### Brief
Beginning with the opening line of the entries, return every line through the one containing "2500000, 3000000, 3500000];", both included, and nothing else. Omit pictures.

------------------------------------------------------------

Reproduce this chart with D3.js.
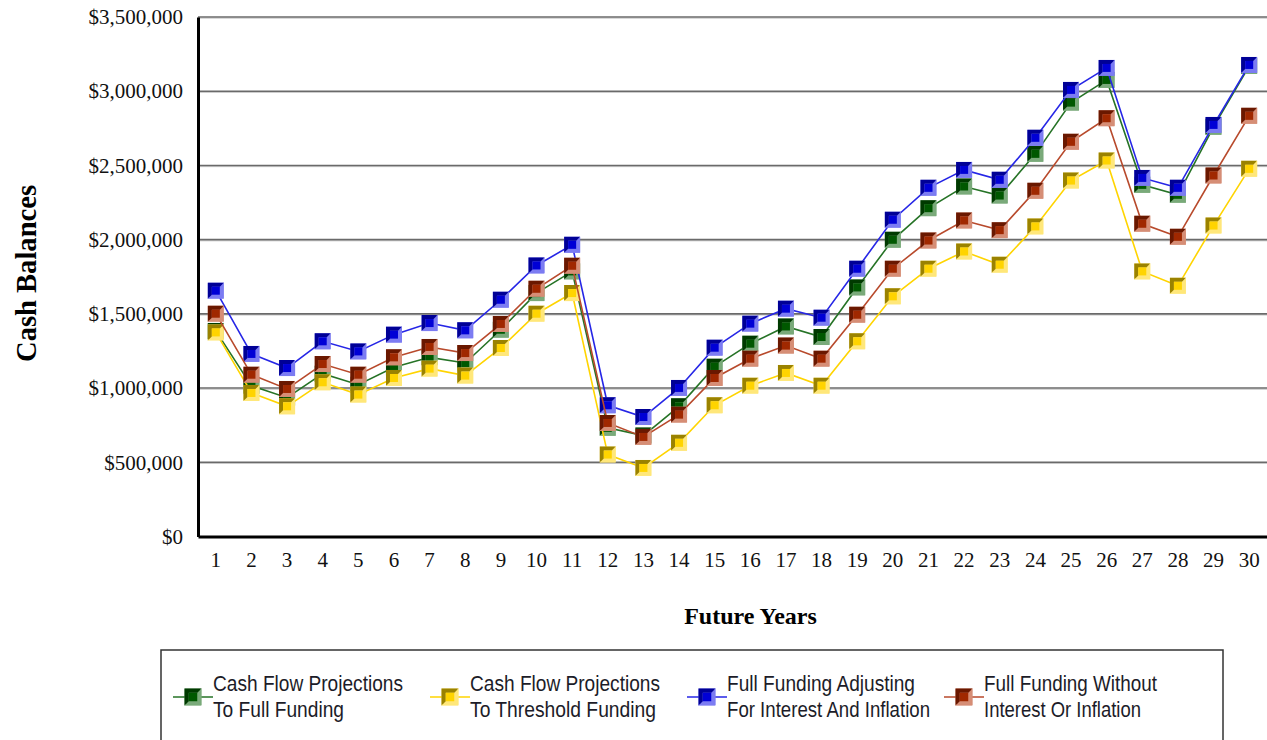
<!DOCTYPE html>
<html>
<head>
<meta charset="utf-8">
<script src="https://cdn.jsdelivr.net/npm/d3@7/dist/d3.min.js"></script>
<style>
html,body{margin:0;padding:0;background:#fff;}
svg{display:block;}
</style>
</head>
<body>
<svg id="chart" width="1267" height="740"></svg>
<script>
const years = d3.range(1, 31).map(String);
const yTicks = [0, 500000, 1000000, 1500000, 2000000, 2500000, 3000000, 3500000];

const cashFlowFull = [1385000, 1015000, 935000, 1097000, 1023000, 1140000, 1207000, 1169000, 1393000, 1640000,
  1786000, 732000, 680000, 877000, 1144000, 1299000, 1415000, 1344000, 1678000, 1999000,
  2212000, 2358000, 2297000, 2578000, 2923000, 3076000, 2369000, 2302000, 2760000, 3170000];
const cashFlowThreshold = [1375000, 967000, 877000, 1039000, 956000, 1068000, 1131000, 1084000, 1270000, 1501000,
  1640000, 552000, 462000, 631000, 884000, 1016000, 1102000, 1016000, 1315000, 1618000,
  1804000, 1920000, 1831000, 2089000, 2398000, 2533000, 1786000, 1689000, 2095000, 2477000];
const fullAdjusting = [1656000, 1230000, 1135000, 1315000, 1247000, 1360000, 1438000, 1389000, 1595000, 1826000,
  1965000, 884000, 805000, 1001000, 1272000, 1434000, 1535000, 1474000, 1804000, 2134000,
  2349000, 2470000, 2403000, 2686000, 3009000, 3157000, 2416000, 2349000, 2773000, 3177000];
const fullWithout = [1501000, 1090000, 994000, 1162000, 1090000, 1207000, 1277000, 1236000, 1432000, 1669000,
  1824000, 765000, 671000, 821000, 1068000, 1198000, 1286000, 1198000, 1494000, 1804000,
  1994000, 2129000, 2064000, 2329000, 2659000, 2818000, 2107000, 2019000, 2432000, 2834000];

const seriesNames = [
  ["Cash Flow Projections", "To Full Funding"],
  ["Cash Flow Projections", "To Threshold Funding"],
  ["Full Funding Adjusting", "For Interest And Inflation"],
  ["Full Funding Without", "Interest Or Inflation"]
];
const seriesValues = [cashFlowFull, cashFlowThreshold, fullAdjusting, fullWithout];

// styles (kept separate from data)
const styles = [
  {line: "#267326", dark: "#003a00", light: "#7aaa7a", inner: "#005800"},
  {line: "#ffd400", dark: "#9a8200", light: "#ffe77a", inner: "#ffd400"},
  {line: "#2626e6", dark: "#000096", light: "#7c7cf2", inner: "#0000d6"},
  {line: "#b84a2c", dark: "#6a1800", light: "#d68e76", inner: "#a02800"}
];
const legendTextWidths = [[190, 131], [190, 186], [188, 203], [173, 157]];

const svg = d3.select("#chart");
const plot = {left: 198, right: 1267, top: 17, bottom: 536.5};

const x = d3.scaleBand().domain(years).range([plot.left, plot.right]);
const y = d3.scaleLinear().domain([0, 3500000]).range([plot.bottom, plot.top]);
const cx = d => x(d) + x.bandwidth() / 2;

// gridlines
const grid = svg.append("g");
yTicks.filter(t => t > 0).forEach(t => {
  grid.append("line").attr("x1", plot.left).attr("x2", plot.right)
    .attr("y1", y(t) + 1.2).attr("y2", y(t) + 1.2)
    .attr("stroke", "#c8c8c8").attr("stroke-width", 1);
  grid.append("line").attr("x1", plot.left).attr("x2", plot.right)
    .attr("y1", y(t)).attr("y2", y(t))
    .attr("stroke", "#6a6a6a").attr("stroke-width", 1.6);
});

// y axis
const yAxis = d3.axisLeft(y).tickValues(yTicks).tickFormat(d3.format("$,")).tickSize(0).tickPadding(15);
const gy = svg.append("g").attr("transform", `translate(${plot.left},0)`).call(yAxis);
gy.select(".domain").attr("stroke", "#000").attr("stroke-width", 3);
gy.selectAll("text").attr("font-family", "Liberation Serif, Times New Roman, serif")
  .attr("font-size", 21).attr("fill", "#111");

// x axis
const xAxis = d3.axisBottom(x).tickSize(0).tickPadding(16);
const gx = svg.append("g").attr("transform", `translate(0,${plot.bottom})`).call(xAxis);
gx.select(".domain").attr("stroke", "#000").attr("stroke-width", 3);
gx.selectAll("text").attr("font-family", "Liberation Serif, Times New Roman, serif")
  .attr("font-size", 21).attr("fill", "#111");

// axis titles
svg.append("text").attr("x", 750.5).attr("y", 624).attr("text-anchor", "middle")
  .attr("font-family", "Liberation Serif, Times New Roman, serif").attr("font-weight", "bold")
  .attr("font-size", 24).attr("fill", "#000").text("Future Years");
svg.append("text").attr("transform", "translate(36,273.5) rotate(-90)").attr("text-anchor", "middle")
  .attr("font-family", "Liberation Serif, Times New Roman, serif").attr("font-weight", "bold")
  .attr("font-size", 30).attr("fill", "#000").attr("textLength", 177).attr("lengthAdjust", "spacingAndGlyphs")
  .text("Cash Balances");

// bevel marker
function marker(g, st, s) {
  const h = s / 2, b = s * 0.25, i = h - b;
  g.append("rect").attr("x", -h).attr("y", -h).attr("width", s).attr("height", s).attr("fill", st.light);
  g.append("path").attr("d", `M${-h},${-h}L${h},${-h}L${i},${-i}L${-i},${-i}L${-i},${i}L${-h},${h}Z`).attr("fill", st.dark);
  g.append("rect").attr("x", -i).attr("y", -i).attr("width", 2 * i).attr("height", 2 * i).attr("fill", st.inner);
  g.append("path").attr("d", `M${h - 0.5},${-h}L${h - 0.5},${h - 0.5}L${-h},${h - 0.5}`)
    .attr("fill", "none").attr("stroke", st.light).attr("stroke-width", 1).attr("opacity", 0.6);
}

const line = d3.line().x((d, i) => cx(years[i])).y(d => y(d));

seriesValues.forEach((vals, si) => {
  const st = styles[si];
  const g = svg.append("g");
  g.append("path").datum(vals).attr("d", line).attr("fill", "none")
    .attr("stroke", st.line).attr("stroke-width", 1.6);
  vals.forEach((v, i) => {
    const mg = g.append("g").attr("transform", `translate(${cx(years[i])},${y(v)})`);
    marker(mg, st, 16);
  });
});

// legend
svg.append("rect").attr("x", 161).attr("y", 650).attr("width", 1062).attr("height", 120)
  .attr("fill", "none").attr("stroke", "#333").attr("stroke-width", 1.5);
const legendX = [193, 450, 707, 964];
seriesNames.forEach((names, si) => {
  const st = styles[si];
  const lx = legendX[si], ly = 697;
  svg.append("line").attr("x1", lx - 20).attr("x2", lx + 20).attr("y1", ly).attr("y2", ly)
    .attr("stroke", st.line).attr("stroke-width", 1.6);
  const mg = svg.append("g").attr("transform", `translate(${lx},${ly})`);
  marker(mg, st, 17);
  names.forEach((t, li) => {
    svg.append("text").attr("x", lx + 20).attr("y", 691 + li * 26)
      .attr("font-family", "Liberation Sans, Arial, sans-serif").attr("font-size", 22)
      .attr("fill", "#1c1c28").attr("textLength", legendTextWidths[si][li])
      .attr("lengthAdjust", "spacingAndGlyphs").text(t);
  });
});
</script>
</body>
</html>
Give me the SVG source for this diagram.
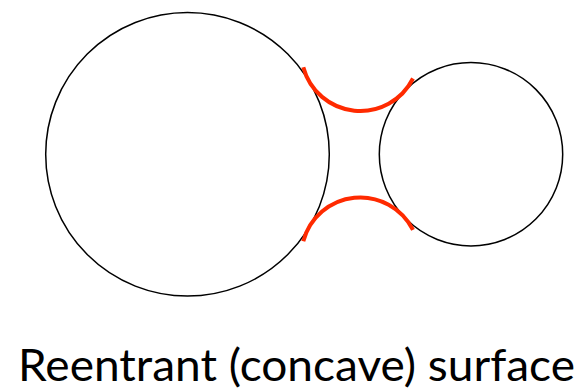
<svg xmlns="http://www.w3.org/2000/svg" width="583" height="390" viewBox="0 0 583 390">
<style>
.atom{fill:none;stroke:#000;stroke-width:1.5}
.re{fill:none;stroke:#ff2a00;stroke-width:4;stroke-linecap:butt}
.lbl{font-family:Lato,"Open Sans","Liberation Sans",sans-serif;font-size:44px;fill:#000}
</style>
<rect width="583" height="390" fill="#fff"/>
<g id="atom-large"><circle class="atom" cx="187.5" cy="154.3" r="141.8"/></g>
<g id="atom-small"><circle class="atom" cx="471" cy="154.2" r="91.7"/></g>
<g id="reentrant">
<path class="re" d="M303.3,67.2 A59,59 0 0 0 413,78.5"/>
<path class="re" d="M303.3,241.2 A59,59 0 0 1 413,229.9"/>
</g>
<text class="lbl" x="18" y="381" textLength="557" lengthAdjust="spacingAndGlyphs">Reentrant (concave) surface</text>
</svg>
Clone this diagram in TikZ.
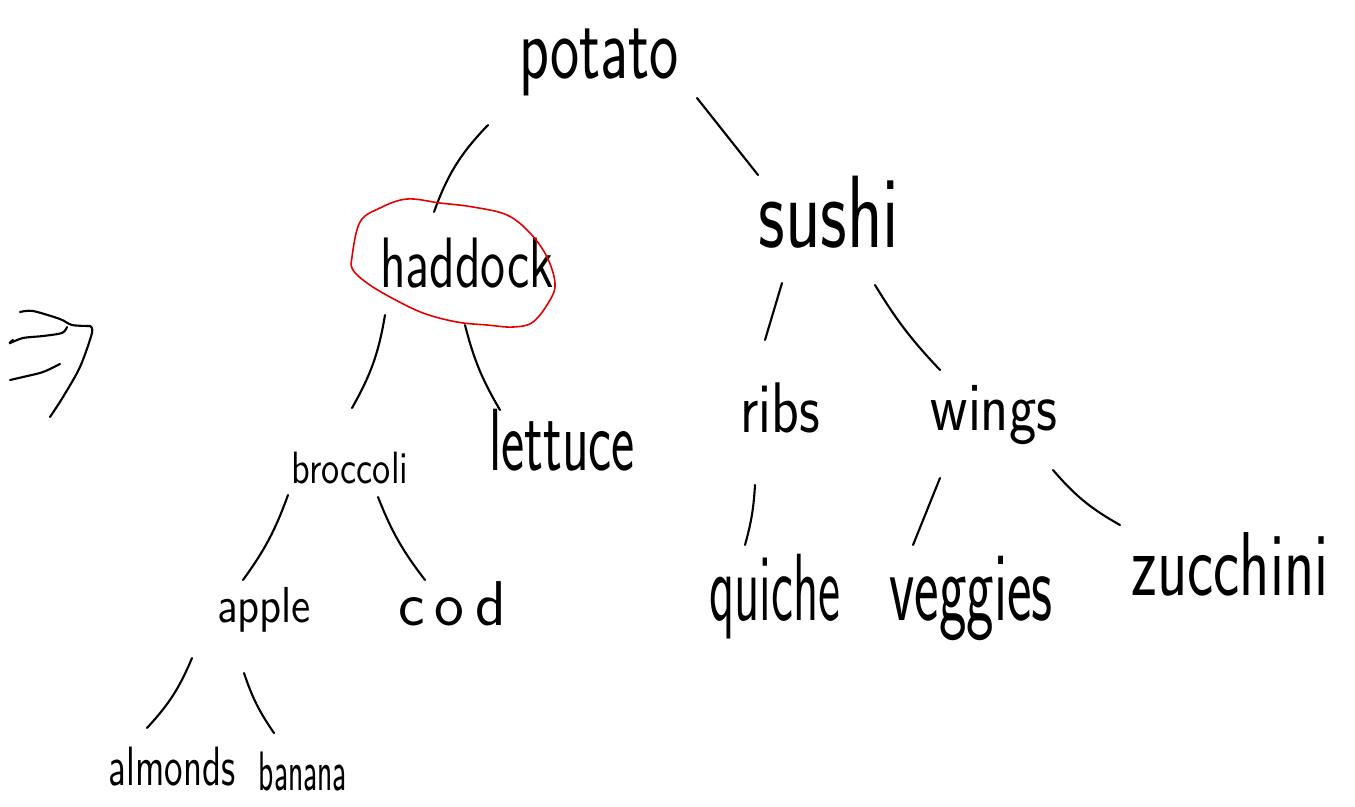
\documentclass[tikz,border=0pt]{standalone}
\usepackage{graphicx}
\usepackage{tikz}
\colorlet{ink}{black}
\colorlet{mark}{red!90!black}
\tikzset{
  food/.style={inner sep=0pt,anchor=base,text=ink,font=\sffamily},
  branch/.style={draw=ink,line width=.6pt,line cap=round},
  loop/.style={draw=mark,line width=.45pt,line join=round}
}
% size, vertical stretch, word
\newcommand{\scrawl}[3]{{\fontsize{#1}{#1}\selectfont\scalebox{1}[#2]{#3}}}

\begin{document}
\begin{tikzpicture}[x=0.01cm,y=-0.01cm]
  \useasboundingbox (0,0) rectangle (1355,806);
  % words
  \node[food] (potato)   at (599,78)  {\scrawl{17.6pt}{1.45}{potato}};
  \node[food] (sushi)    at (829,247) {\scrawl{20.9pt}{1.4}{sushi}};
  \node[food] (haddock)  at (467,287) {\scrawl{14.5pt}{1.4}{haddock}};
  \node[food] (broccoli) at (350,483) {\scrawl{10.3pt}{1.25}{broccoli}};
  \node[food] (lettuce)  at (562,470) {\scrawl{15.7pt}{1.6}{lettuce}};
  \node[food] (ribs)     at (780,432) {\scrawl{16.3pt}{1.25}{ribs}};
  \node[food] (wings)    at (994,430) {\scrawl{16.5pt}{1.2}{wings}};
  \node[food] (apple)    at (264,622) {\scrawl{12.5pt}{1.15}{apple}};
  \node[food] (cod)      at (452,625) {\scrawl{18pt}{1}{c\,o\,d}};
  \node[food] (quiche)   at (775,620) {\scrawl{14.3pt}{1.9}{quiche}};
  \node[food] (veggies)  at (971,620) {\scrawl{16.6pt}{1.7}{veggies}};
  \node[food] (zucchini) at (1230,595) {\scrawl{17.8pt}{1.45}{zucchini}};
  \node[food] (almonds)  at (172,785) {\scrawl{10.5pt}{1.5}{almonds}};
  \node[food] (banana)   at (303,790) {\scrawl{7.9pt}{2}{banana}};
  % branches
  \draw[branch] ([shift={(-111,47)}]potato.base) to[bend right=12] ([shift={(-33,-75)}]haddock.base);
  \draw[branch] ([shift={(98,20)}]potato.base) -- ([shift={(-71,-72)}]sushi.base);
  \draw[branch] ([shift={(-82,28)}]haddock.base) to[bend left=10] ([shift={(2,-75)}]broccoli.base);
  \draw[branch] ([shift={(-2,38)}]haddock.base) to[bend right=8] ([shift={(-62,-60)}]lettuce.base);
  \draw[branch] ([shift={(-47,36)}]sushi.base) -- ([shift={(-15,-92)}]ribs.base);
  \draw[branch] ([shift={(46,38)}]sushi.base) to[bend right=6] ([shift={(-54,-60)}]wings.base);
  \draw[branch] ([shift={(-62,12)}]broccoli.base) to[bend left=8] ([shift={(-21,-42)}]apple.base);
  \draw[branch] ([shift={(28,14)}]broccoli.base) to[bend right=8] ([shift={(-27,-45)}]cod.base);
  \draw[branch] ([shift={(-72,36)}]apple.base) to[bend left=10] ([shift={(-25,-57)}]almonds.base);
  \draw[branch] ([shift={(-20,51)}]apple.base) to[bend right=8] ([shift={(-29,-57)}]banana.base);
  \draw[branch] ([shift={(-25,53)}]ribs.base) to[bend left=6] ([shift={(-30,-75)}]quiche.base);
  \draw[branch] ([shift={(-54,48)}]wings.base) -- ([shift={(-58,-75)}]veggies.base);
  \draw[branch] ([shift={(59,40)}]wings.base) to[bend right=10] ([shift={(-110,-70)}]zucchini.base);
  % red ring
  \draw[loop] plot[smooth cycle,tension=.6] coordinates {(352,257)(360,222)(380,208)(407,199)(440,203)(473,207)(507,215)(530,233)(547,257)(555,283)(550,300)(533,322)(513,327)(487,325)(457,322)(423,313)(390,297)(367,283)(353,270)};
  % the implies sign
  \draw[branch] plot[smooth] coordinates {(20,312)(33,311)(60,319)(72,325)(90,326)};
  \draw[branch] plot[smooth] coordinates {(90,326)(92,333)(80,367)(63,397)(50,417)};
  \draw[branch] plot[smooth] coordinates {(67,327)(62,333)(43,336)(23,338)(10,343)(13,340)};
  \draw[branch] plot[smooth] coordinates {(60,364)(43,372)(23,377)(10,380)};
\end{tikzpicture}
\end{document}
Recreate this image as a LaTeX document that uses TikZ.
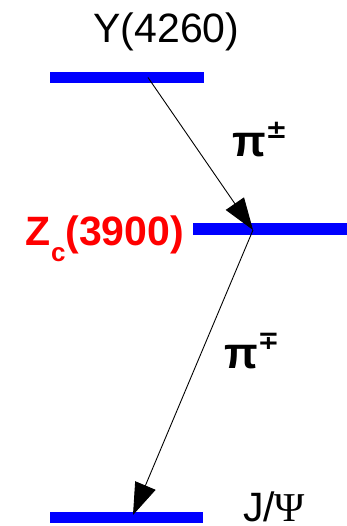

------------------------------------------------------------

### Reply
Reproduce this chart with D3.js.
<!DOCTYPE html>
<html>
<head>
<meta charset="utf-8">
<script src="https://cdn.jsdelivr.net/npm/d3@7/dist/d3.min.js"></script>
<style>
html,body{margin:0;padding:0;background:#fff;}
svg{display:block;}
</style>
</head>
<body>
<svg id="chart" width="1267" height="740"></svg>
<script>
const years = d3.range(1, 31).map(String);
const yTicks = [0, 500000, 1000000, 1500000, 2000000, 2500000, 3000000, 3500000];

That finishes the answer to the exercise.